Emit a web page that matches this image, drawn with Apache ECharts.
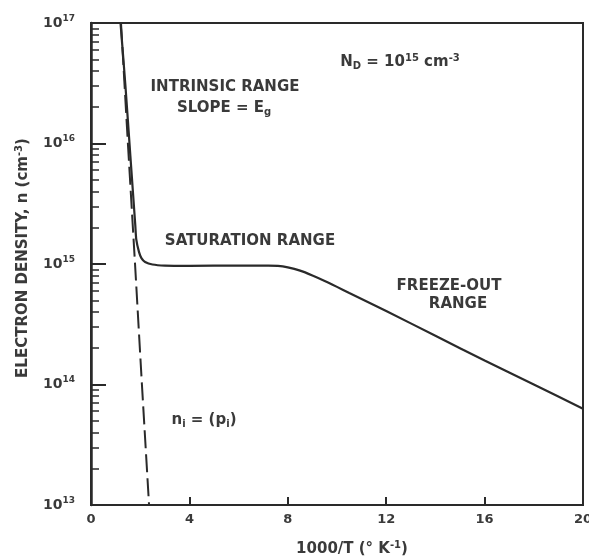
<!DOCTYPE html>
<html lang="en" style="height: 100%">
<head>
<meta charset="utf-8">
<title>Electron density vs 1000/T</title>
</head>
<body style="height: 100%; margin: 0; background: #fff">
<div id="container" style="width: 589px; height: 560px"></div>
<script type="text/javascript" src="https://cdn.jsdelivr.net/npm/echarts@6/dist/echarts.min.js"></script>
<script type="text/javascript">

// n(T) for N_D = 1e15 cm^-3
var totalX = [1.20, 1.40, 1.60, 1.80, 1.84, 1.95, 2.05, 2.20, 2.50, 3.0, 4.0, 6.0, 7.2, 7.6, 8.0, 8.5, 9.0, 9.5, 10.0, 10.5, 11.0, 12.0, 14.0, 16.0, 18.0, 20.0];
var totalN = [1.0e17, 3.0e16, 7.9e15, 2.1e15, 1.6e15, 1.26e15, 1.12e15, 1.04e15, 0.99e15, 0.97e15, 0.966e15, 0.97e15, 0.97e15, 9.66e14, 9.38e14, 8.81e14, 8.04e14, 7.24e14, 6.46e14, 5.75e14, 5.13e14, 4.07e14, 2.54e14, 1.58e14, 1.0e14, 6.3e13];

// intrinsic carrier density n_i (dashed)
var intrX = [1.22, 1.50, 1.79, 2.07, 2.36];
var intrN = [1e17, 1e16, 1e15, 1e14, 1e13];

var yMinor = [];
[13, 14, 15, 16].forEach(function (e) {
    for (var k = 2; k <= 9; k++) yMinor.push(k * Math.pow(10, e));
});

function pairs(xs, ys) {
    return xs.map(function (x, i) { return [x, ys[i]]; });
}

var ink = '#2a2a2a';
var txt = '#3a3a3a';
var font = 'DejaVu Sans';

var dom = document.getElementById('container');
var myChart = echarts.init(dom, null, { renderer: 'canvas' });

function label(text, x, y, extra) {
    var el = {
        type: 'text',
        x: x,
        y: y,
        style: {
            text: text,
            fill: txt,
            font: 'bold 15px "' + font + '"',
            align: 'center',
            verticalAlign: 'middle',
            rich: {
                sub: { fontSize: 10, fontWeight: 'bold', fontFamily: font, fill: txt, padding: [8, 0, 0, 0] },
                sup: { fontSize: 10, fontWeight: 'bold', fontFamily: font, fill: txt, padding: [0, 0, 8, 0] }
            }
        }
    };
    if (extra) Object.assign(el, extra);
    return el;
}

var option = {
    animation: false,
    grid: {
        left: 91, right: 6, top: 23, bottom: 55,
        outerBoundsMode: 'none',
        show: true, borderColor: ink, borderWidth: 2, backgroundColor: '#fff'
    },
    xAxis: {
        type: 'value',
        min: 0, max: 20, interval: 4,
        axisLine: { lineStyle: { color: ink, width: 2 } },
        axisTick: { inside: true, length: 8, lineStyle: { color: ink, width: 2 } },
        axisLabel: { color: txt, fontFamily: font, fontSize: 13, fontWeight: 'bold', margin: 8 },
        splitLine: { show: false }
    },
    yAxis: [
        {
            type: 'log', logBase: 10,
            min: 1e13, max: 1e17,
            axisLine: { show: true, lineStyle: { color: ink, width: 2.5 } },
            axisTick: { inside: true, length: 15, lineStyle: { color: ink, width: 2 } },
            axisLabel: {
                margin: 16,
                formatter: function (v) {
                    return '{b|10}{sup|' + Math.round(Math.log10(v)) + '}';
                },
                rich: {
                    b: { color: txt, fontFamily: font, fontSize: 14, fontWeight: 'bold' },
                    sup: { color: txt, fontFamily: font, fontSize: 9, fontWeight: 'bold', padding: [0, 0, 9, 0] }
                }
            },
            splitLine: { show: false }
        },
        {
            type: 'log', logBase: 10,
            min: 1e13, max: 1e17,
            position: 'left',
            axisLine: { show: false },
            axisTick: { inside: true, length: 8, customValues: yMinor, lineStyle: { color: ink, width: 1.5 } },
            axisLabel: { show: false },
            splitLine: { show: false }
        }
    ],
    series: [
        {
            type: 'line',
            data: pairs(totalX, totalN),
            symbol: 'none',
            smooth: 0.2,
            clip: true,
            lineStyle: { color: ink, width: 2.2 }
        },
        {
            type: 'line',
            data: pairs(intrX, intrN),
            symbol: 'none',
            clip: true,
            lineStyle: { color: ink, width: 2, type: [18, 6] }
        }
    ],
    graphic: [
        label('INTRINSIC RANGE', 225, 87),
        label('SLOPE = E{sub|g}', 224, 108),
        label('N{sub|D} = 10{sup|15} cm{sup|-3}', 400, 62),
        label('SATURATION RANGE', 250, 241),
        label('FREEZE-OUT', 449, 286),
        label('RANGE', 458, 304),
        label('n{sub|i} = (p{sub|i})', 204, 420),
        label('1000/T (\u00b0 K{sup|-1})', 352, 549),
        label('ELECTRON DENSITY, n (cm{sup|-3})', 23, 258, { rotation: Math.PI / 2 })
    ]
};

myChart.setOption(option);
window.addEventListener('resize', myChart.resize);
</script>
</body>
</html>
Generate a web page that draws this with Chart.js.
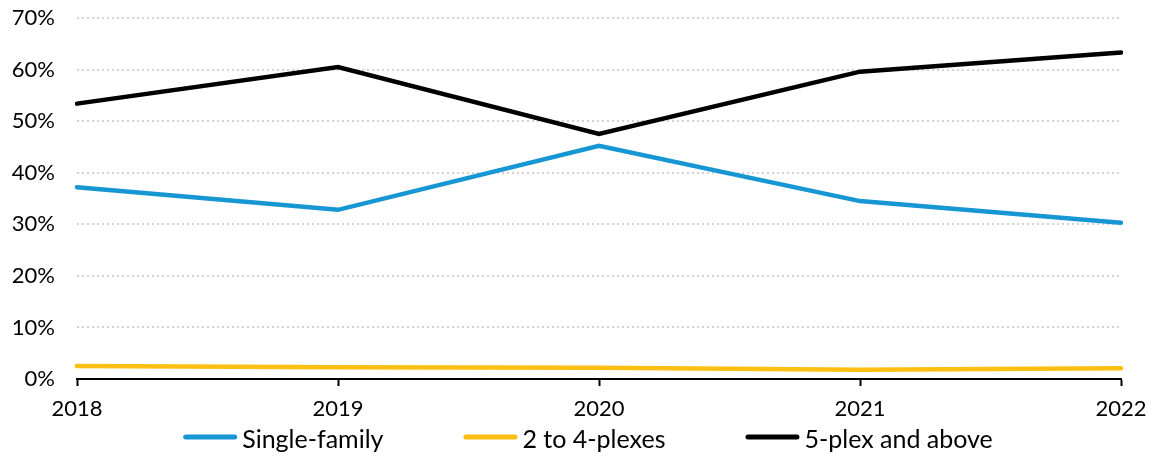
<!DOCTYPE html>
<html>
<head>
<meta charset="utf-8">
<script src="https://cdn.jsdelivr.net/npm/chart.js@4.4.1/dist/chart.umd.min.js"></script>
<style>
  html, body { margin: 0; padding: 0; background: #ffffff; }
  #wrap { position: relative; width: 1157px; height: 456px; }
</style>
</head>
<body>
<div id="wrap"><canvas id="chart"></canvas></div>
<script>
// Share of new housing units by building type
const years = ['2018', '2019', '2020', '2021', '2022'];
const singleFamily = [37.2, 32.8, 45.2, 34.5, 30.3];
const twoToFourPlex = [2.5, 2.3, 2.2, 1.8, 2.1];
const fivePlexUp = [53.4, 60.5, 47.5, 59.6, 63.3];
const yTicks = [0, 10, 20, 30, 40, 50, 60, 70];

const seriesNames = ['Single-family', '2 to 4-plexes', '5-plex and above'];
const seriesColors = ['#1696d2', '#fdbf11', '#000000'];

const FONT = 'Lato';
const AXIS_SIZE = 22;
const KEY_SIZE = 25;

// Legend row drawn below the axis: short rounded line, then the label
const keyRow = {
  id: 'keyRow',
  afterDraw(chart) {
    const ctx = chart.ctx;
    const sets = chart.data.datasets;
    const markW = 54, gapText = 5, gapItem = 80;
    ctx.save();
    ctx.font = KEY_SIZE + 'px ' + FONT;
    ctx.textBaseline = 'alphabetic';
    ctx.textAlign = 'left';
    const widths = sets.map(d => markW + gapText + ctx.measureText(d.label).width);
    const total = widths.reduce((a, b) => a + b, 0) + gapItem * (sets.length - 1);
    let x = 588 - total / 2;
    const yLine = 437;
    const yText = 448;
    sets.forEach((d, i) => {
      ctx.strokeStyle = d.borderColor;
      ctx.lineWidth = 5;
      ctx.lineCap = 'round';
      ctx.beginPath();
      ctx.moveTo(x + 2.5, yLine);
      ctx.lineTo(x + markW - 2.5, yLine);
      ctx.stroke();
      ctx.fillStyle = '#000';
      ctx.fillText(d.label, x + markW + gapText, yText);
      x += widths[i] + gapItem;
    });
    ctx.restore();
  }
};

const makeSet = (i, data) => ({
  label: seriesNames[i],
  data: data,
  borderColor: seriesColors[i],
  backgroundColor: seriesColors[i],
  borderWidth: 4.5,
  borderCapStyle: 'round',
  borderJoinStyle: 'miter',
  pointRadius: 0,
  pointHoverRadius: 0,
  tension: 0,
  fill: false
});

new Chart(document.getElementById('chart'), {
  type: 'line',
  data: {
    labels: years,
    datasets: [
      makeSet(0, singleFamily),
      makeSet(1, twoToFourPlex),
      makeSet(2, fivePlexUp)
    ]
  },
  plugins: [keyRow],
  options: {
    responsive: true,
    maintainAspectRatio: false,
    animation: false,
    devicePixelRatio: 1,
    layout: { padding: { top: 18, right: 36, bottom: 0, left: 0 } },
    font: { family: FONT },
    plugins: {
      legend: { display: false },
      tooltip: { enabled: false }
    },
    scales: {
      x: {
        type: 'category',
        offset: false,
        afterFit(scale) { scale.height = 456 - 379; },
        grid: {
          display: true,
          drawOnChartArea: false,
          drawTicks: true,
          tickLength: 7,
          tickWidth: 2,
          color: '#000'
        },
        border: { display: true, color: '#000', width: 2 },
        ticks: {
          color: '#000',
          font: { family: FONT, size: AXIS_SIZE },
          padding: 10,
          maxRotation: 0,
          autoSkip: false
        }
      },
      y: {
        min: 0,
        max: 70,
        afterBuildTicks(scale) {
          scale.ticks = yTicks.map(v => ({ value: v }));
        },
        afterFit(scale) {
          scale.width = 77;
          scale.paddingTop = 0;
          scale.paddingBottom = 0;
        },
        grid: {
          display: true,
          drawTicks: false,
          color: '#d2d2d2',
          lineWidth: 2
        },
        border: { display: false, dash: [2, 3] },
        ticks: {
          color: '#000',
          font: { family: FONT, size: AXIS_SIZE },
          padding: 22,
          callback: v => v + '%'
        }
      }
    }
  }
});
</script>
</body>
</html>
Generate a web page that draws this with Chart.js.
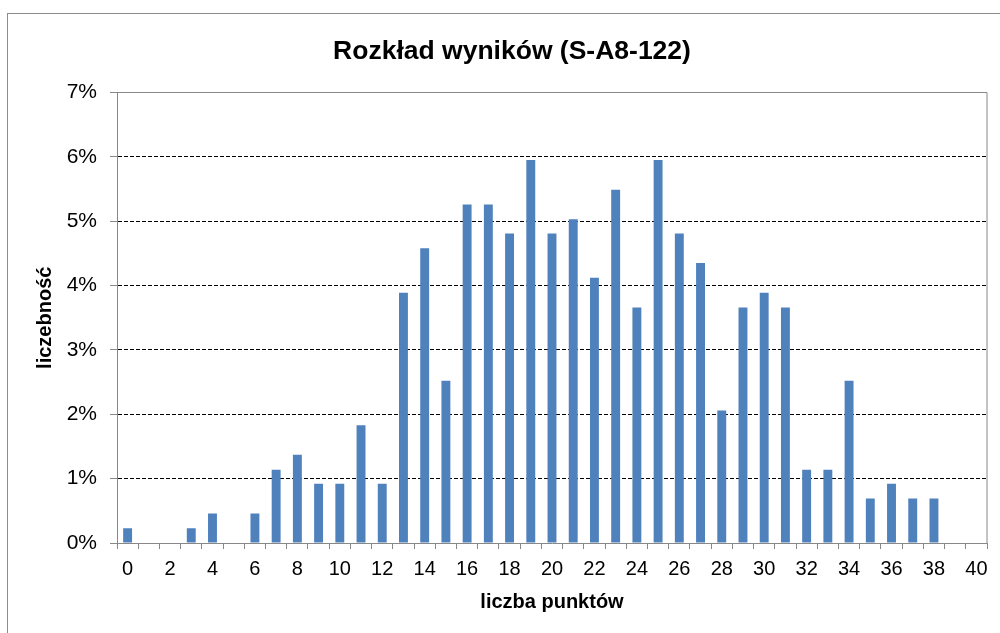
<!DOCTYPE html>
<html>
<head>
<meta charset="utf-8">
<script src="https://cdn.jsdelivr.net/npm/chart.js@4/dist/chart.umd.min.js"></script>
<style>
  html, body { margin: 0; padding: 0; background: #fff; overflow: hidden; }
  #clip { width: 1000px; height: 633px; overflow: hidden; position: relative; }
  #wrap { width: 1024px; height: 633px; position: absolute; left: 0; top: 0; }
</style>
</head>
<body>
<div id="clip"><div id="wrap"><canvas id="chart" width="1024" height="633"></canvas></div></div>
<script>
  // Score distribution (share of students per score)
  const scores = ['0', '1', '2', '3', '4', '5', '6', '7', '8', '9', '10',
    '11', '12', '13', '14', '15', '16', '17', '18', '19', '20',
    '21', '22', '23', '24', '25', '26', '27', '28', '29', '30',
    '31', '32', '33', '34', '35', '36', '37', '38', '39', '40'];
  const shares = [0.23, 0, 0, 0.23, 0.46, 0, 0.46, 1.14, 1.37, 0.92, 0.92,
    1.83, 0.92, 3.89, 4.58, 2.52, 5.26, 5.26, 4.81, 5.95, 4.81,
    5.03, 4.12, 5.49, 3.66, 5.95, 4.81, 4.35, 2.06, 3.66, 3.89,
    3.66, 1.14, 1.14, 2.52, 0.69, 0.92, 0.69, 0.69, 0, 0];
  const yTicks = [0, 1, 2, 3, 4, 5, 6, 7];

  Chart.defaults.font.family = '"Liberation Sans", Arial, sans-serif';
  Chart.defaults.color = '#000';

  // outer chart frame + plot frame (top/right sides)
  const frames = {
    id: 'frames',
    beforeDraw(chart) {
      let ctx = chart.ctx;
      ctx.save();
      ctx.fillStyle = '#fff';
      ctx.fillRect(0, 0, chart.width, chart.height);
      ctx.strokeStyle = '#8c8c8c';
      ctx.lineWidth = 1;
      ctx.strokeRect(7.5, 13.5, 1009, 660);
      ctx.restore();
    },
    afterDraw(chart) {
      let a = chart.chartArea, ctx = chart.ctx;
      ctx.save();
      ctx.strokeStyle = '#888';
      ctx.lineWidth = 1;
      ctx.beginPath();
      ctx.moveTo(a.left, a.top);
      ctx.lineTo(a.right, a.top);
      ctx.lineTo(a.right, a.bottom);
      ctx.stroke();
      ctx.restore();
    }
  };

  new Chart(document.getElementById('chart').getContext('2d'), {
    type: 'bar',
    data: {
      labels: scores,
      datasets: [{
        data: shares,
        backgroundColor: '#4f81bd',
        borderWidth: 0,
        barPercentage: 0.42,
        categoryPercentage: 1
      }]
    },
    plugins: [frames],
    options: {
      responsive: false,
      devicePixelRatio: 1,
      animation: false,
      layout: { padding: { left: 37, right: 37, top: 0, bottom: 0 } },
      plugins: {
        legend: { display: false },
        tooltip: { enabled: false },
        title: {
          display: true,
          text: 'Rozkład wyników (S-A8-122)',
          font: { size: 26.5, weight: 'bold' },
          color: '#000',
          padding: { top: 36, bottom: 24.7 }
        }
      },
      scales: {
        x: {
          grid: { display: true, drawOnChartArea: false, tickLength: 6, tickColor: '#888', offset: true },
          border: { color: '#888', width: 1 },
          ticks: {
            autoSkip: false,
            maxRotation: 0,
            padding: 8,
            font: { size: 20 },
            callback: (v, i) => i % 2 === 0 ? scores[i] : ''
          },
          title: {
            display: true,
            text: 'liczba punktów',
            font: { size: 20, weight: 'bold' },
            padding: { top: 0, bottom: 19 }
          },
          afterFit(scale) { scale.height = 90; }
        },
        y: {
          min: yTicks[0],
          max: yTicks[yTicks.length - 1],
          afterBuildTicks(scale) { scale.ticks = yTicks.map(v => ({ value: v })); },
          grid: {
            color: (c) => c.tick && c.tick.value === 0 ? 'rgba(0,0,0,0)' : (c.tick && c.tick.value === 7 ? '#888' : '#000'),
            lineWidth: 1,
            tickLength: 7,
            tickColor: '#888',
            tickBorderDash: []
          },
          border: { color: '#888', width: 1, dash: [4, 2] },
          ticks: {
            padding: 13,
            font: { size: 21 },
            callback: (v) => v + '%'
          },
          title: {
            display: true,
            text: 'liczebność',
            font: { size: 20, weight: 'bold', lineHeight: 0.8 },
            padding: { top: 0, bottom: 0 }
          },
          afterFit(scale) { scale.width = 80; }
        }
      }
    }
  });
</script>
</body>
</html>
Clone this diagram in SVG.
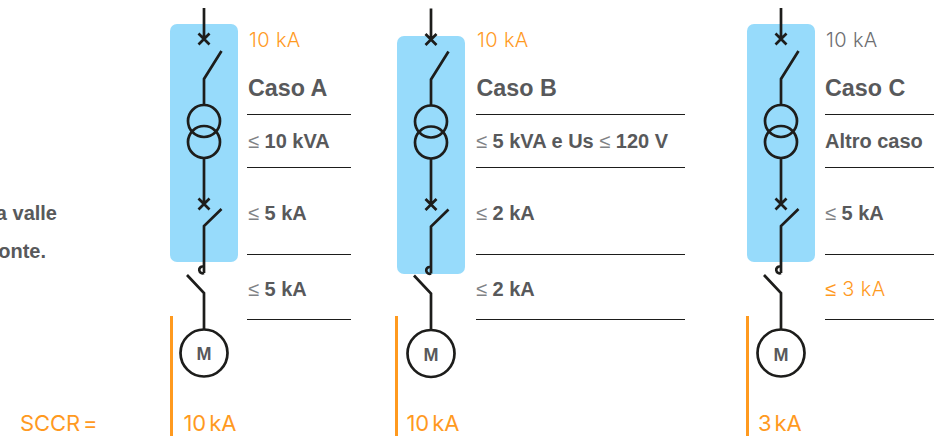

——————

**Short exercise**
Pick out the lines that have the word "drawn". Copy them all.

**Final result**
Emit a web page that matches this image, drawn with Apache ECharts.
// Legend row drawn below the axis: short rounded line, then the label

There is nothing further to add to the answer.